**Task instructions:**
What follows is a set of records; restate each one word for word and drop the pictures.

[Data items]
start

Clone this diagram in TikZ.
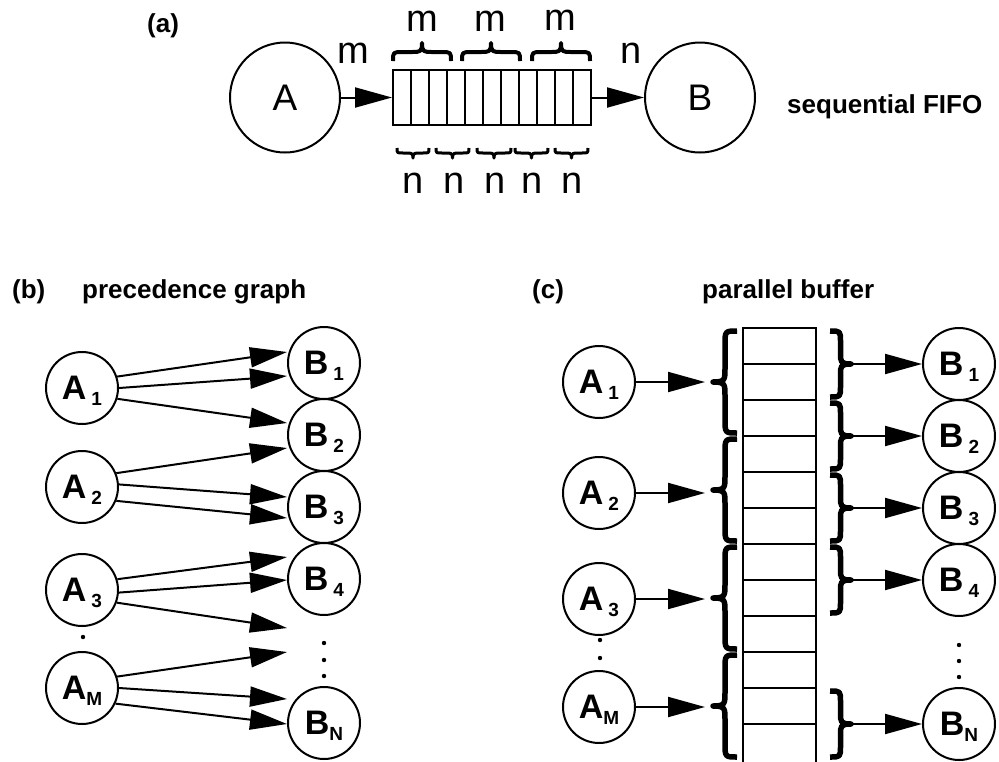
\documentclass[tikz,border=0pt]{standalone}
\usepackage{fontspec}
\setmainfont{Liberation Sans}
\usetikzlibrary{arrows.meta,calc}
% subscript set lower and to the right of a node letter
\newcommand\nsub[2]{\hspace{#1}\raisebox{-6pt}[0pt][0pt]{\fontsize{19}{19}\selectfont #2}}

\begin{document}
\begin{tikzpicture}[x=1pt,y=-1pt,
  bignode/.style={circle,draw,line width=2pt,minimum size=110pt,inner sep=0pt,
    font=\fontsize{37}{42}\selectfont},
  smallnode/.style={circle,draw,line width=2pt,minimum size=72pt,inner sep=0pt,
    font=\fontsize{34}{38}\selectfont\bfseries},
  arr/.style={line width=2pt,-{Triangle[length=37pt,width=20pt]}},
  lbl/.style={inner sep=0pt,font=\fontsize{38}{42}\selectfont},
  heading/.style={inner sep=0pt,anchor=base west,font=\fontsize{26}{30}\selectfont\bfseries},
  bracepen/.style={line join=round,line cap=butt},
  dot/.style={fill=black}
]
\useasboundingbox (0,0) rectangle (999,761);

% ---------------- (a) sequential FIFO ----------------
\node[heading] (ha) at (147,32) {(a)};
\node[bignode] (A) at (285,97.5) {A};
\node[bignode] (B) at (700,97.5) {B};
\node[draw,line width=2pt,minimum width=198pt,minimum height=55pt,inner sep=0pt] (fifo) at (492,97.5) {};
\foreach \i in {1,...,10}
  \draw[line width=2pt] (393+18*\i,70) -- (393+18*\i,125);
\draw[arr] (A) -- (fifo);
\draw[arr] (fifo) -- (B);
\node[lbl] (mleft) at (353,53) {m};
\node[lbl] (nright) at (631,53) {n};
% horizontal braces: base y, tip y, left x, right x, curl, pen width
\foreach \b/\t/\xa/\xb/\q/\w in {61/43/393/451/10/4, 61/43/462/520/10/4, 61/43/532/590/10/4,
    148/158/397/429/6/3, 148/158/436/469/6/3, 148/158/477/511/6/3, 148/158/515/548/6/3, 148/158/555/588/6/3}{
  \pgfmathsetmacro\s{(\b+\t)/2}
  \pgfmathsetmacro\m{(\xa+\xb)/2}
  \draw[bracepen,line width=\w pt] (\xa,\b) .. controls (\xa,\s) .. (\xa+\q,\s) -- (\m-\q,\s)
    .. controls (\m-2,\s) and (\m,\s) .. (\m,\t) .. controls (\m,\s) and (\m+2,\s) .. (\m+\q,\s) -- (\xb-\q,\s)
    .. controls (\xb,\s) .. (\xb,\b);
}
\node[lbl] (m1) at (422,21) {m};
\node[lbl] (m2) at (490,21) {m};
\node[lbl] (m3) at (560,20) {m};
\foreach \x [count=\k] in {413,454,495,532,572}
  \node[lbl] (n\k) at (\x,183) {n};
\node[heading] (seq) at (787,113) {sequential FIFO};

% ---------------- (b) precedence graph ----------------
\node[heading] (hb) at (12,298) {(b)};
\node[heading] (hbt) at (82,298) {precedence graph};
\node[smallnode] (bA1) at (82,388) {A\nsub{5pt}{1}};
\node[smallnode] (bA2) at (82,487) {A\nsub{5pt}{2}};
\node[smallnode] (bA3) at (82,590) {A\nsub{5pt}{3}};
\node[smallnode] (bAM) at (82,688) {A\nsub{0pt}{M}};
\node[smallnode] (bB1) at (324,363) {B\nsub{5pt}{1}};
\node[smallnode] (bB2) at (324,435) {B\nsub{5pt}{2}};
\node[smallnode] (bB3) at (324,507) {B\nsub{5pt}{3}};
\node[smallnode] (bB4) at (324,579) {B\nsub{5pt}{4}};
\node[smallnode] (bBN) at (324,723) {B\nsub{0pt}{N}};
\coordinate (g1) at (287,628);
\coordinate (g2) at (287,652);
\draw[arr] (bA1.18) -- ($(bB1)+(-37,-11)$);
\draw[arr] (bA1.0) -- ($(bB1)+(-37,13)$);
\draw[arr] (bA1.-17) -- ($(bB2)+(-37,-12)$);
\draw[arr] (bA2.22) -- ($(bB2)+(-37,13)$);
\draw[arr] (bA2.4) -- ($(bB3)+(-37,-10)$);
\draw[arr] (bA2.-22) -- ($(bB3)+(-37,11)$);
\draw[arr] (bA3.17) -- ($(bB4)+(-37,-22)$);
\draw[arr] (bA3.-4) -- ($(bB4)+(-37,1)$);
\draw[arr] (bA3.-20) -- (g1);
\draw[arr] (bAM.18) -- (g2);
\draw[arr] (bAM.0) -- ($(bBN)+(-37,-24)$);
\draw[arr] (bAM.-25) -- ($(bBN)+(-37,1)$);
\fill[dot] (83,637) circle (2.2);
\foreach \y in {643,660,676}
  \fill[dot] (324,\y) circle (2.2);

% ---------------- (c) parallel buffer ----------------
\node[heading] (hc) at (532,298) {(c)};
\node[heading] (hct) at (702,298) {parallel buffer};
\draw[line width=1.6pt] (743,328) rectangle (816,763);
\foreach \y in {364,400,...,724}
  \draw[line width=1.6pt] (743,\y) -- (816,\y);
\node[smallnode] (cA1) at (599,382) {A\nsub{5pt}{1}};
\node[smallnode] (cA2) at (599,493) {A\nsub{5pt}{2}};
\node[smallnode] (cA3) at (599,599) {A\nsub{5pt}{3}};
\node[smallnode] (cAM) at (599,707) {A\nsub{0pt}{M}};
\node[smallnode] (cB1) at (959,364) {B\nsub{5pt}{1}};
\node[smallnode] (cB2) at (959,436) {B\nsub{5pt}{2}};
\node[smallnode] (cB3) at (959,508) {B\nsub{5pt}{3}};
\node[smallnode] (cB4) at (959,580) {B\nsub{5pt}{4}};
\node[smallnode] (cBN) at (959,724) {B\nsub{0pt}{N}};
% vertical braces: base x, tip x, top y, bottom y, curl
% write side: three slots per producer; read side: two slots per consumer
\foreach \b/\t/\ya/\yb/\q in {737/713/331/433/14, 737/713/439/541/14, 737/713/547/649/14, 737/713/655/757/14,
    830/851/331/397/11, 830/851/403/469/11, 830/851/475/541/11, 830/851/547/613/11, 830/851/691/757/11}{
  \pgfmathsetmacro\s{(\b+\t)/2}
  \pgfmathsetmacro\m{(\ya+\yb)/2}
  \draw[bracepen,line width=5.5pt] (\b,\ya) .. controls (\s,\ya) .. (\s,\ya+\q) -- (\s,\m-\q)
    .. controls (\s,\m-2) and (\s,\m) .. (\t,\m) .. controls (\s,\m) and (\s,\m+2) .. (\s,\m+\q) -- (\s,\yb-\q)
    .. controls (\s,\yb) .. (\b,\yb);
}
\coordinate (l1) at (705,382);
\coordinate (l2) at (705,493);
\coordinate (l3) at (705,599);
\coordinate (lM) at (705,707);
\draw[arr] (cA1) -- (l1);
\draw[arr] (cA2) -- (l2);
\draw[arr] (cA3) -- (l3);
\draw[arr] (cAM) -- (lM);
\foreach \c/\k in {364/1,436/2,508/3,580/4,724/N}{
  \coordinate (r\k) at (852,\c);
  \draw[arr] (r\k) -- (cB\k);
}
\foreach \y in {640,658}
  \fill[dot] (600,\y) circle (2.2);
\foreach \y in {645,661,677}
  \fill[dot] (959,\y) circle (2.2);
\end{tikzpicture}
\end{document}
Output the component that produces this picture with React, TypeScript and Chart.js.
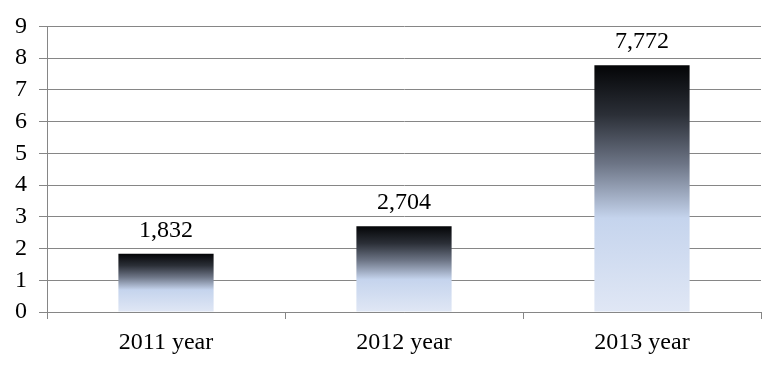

end

**Task response:**
Clone this diagram in TikZ.
\documentclass[tikz,border=0pt]{standalone}
\usepackage{fontspec}
\setmainfont{Liberation Sans}
\usetikzlibrary{arrows.meta,calc}
% subscript set lower and to the right of a node letter
\newcommand\nsub[2]{\hspace{#1}\raisebox{-6pt}[0pt][0pt]{\fontsize{19}{19}\selectfont #2}}

\begin{document}
\begin{tikzpicture}[x=1pt,y=-1pt,
  bignode/.style={circle,draw,line width=2pt,minimum size=110pt,inner sep=0pt,
    font=\fontsize{37}{42}\selectfont},
  smallnode/.style={circle,draw,line width=2pt,minimum size=72pt,inner sep=0pt,
    font=\fontsize{34}{38}\selectfont\bfseries},
  arr/.style={line width=2pt,-{Triangle[length=37pt,width=20pt]}},
  lbl/.style={inner sep=0pt,font=\fontsize{38}{42}\selectfont},
  heading/.style={inner sep=0pt,anchor=base west,font=\fontsize{26}{30}\selectfont\bfseries},
  bracepen/.style={line join=round,line cap=butt},
  dot/.style={fill=black}
]
\useasboundingbox (0,0) rectangle (999,761);

% ---------------- (a) sequential FIFO ----------------
\node[heading] (ha) at (147,32) {(a)};
\node[bignode] (A) at (285,97.5) {A};
\node[bignode] (B) at (700,97.5) {B};
\node[draw,line width=2pt,minimum width=198pt,minimum height=55pt,inner sep=0pt] (fifo) at (492,97.5) {};
\foreach \i in {1,...,10}
  \draw[line width=2pt] (393+18*\i,70) -- (393+18*\i,125);
\draw[arr] (A) -- (fifo);
\draw[arr] (fifo) -- (B);
\node[lbl] (mleft) at (353,53) {m};
\node[lbl] (nright) at (631,53) {n};
% horizontal braces: base y, tip y, left x, right x, curl, pen width
\foreach \b/\t/\xa/\xb/\q/\w in {61/43/393/451/10/4, 61/43/462/520/10/4, 61/43/532/590/10/4,
    148/158/397/429/6/3, 148/158/436/469/6/3, 148/158/477/511/6/3, 148/158/515/548/6/3, 148/158/555/588/6/3}{
  \pgfmathsetmacro\s{(\b+\t)/2}
  \pgfmathsetmacro\m{(\xa+\xb)/2}
  \draw[bracepen,line width=\w pt] (\xa,\b) .. controls (\xa,\s) .. (\xa+\q,\s) -- (\m-\q,\s)
    .. controls (\m-2,\s) and (\m,\s) .. (\m,\t) .. controls (\m,\s) and (\m+2,\s) .. (\m+\q,\s) -- (\xb-\q,\s)
    .. controls (\xb,\s) .. (\xb,\b);
}
\node[lbl] (m1) at (422,21) {m};
\node[lbl] (m2) at (490,21) {m};
\node[lbl] (m3) at (560,20) {m};
\foreach \x [count=\k] in {413,454,495,532,572}
  \node[lbl] (n\k) at (\x,183) {n};
\node[heading] (seq) at (787,113) {sequential FIFO};

% ---------------- (b) precedence graph ----------------
\node[heading] (hb) at (12,298) {(b)};
\node[heading] (hbt) at (82,298) {precedence graph};
\node[smallnode] (bA1) at (82,388) {A\nsub{5pt}{1}};
\node[smallnode] (bA2) at (82,487) {A\nsub{5pt}{2}};
\node[smallnode] (bA3) at (82,590) {A\nsub{5pt}{3}};
\node[smallnode] (bAM) at (82,688) {A\nsub{0pt}{M}};
\node[smallnode] (bB1) at (324,363) {B\nsub{5pt}{1}};
\node[smallnode] (bB2) at (324,435) {B\nsub{5pt}{2}};
\node[smallnode] (bB3) at (324,507) {B\nsub{5pt}{3}};
\node[smallnode] (bB4) at (324,579) {B\nsub{5pt}{4}};
\node[smallnode] (bBN) at (324,723) {B\nsub{0pt}{N}};
\coordinate (g1) at (287,628);
\coordinate (g2) at (287,652);
\draw[arr] (bA1.18) -- ($(bB1)+(-37,-11)$);
\draw[arr] (bA1.0) -- ($(bB1)+(-37,13)$);
\draw[arr] (bA1.-17) -- ($(bB2)+(-37,-12)$);
\draw[arr] (bA2.22) -- ($(bB2)+(-37,13)$);
\draw[arr] (bA2.4) -- ($(bB3)+(-37,-10)$);
\draw[arr] (bA2.-22) -- ($(bB3)+(-37,11)$);
\draw[arr] (bA3.17) -- ($(bB4)+(-37,-22)$);
\draw[arr] (bA3.-4) -- ($(bB4)+(-37,1)$);
\draw[arr] (bA3.-20) -- (g1);
\draw[arr] (bAM.18) -- (g2);
\draw[arr] (bAM.0) -- ($(bBN)+(-37,-24)$);
\draw[arr] (bAM.-25) -- ($(bBN)+(-37,1)$);
\fill[dot] (83,637) circle (2.2);
\foreach \y in {643,660,676}
  \fill[dot] (324,\y) circle (2.2);

% ---------------- (c) parallel buffer ----------------
\node[heading] (hc) at (532,298) {(c)};
\node[heading] (hct) at (702,298) {parallel buffer};
\draw[line width=1.6pt] (743,328) rectangle (816,763);
\foreach \y in {364,400,...,724}
  \draw[line width=1.6pt] (743,\y) -- (816,\y);
\node[smallnode] (cA1) at (599,382) {A\nsub{5pt}{1}};
\node[smallnode] (cA2) at (599,493) {A\nsub{5pt}{2}};
\node[smallnode] (cA3) at (599,599) {A\nsub{5pt}{3}};
\node[smallnode] (cAM) at (599,707) {A\nsub{0pt}{M}};
\node[smallnode] (cB1) at (959,364) {B\nsub{5pt}{1}};
\node[smallnode] (cB2) at (959,436) {B\nsub{5pt}{2}};
\node[smallnode] (cB3) at (959,508) {B\nsub{5pt}{3}};
\node[smallnode] (cB4) at (959,580) {B\nsub{5pt}{4}};
\node[smallnode] (cBN) at (959,724) {B\nsub{0pt}{N}};
% vertical braces: base x, tip x, top y, bottom y, curl
% write side: three slots per producer; read side: two slots per consumer
\foreach \b/\t/\ya/\yb/\q in {737/713/331/433/14, 737/713/439/541/14, 737/713/547/649/14, 737/713/655/757/14,
    830/851/331/397/11, 830/851/403/469/11, 830/851/475/541/11, 830/851/547/613/11, 830/851/691/757/11}{
  \pgfmathsetmacro\s{(\b+\t)/2}
  \pgfmathsetmacro\m{(\ya+\yb)/2}
  \draw[bracepen,line width=5.5pt] (\b,\ya) .. controls (\s,\ya) .. (\s,\ya+\q) -- (\s,\m-\q)
    .. controls (\s,\m-2) and (\s,\m) .. (\t,\m) .. controls (\s,\m) and (\s,\m+2) .. (\s,\m+\q) -- (\s,\yb-\q)
    .. controls (\s,\yb) .. (\b,\yb);
}
\coordinate (l1) at (705,382);
\coordinate (l2) at (705,493);
\coordinate (l3) at (705,599);
\coordinate (lM) at (705,707);
\draw[arr] (cA1) -- (l1);
\draw[arr] (cA2) -- (l2);
\draw[arr] (cA3) -- (l3);
\draw[arr] (cAM) -- (lM);
\foreach \c/\k in {364/1,436/2,508/3,580/4,724/N}{
  \coordinate (r\k) at (852,\c);
  \draw[arr] (r\k) -- (cB\k);
}
\foreach \y in {640,658}
  \fill[dot] (600,\y) circle (2.2);
\foreach \y in {645,661,677}
  \fill[dot] (959,\y) circle (2.2);
\end{tikzpicture}
\end{document}
Output the component that produces this picture with React, TypeScript and Chart.js.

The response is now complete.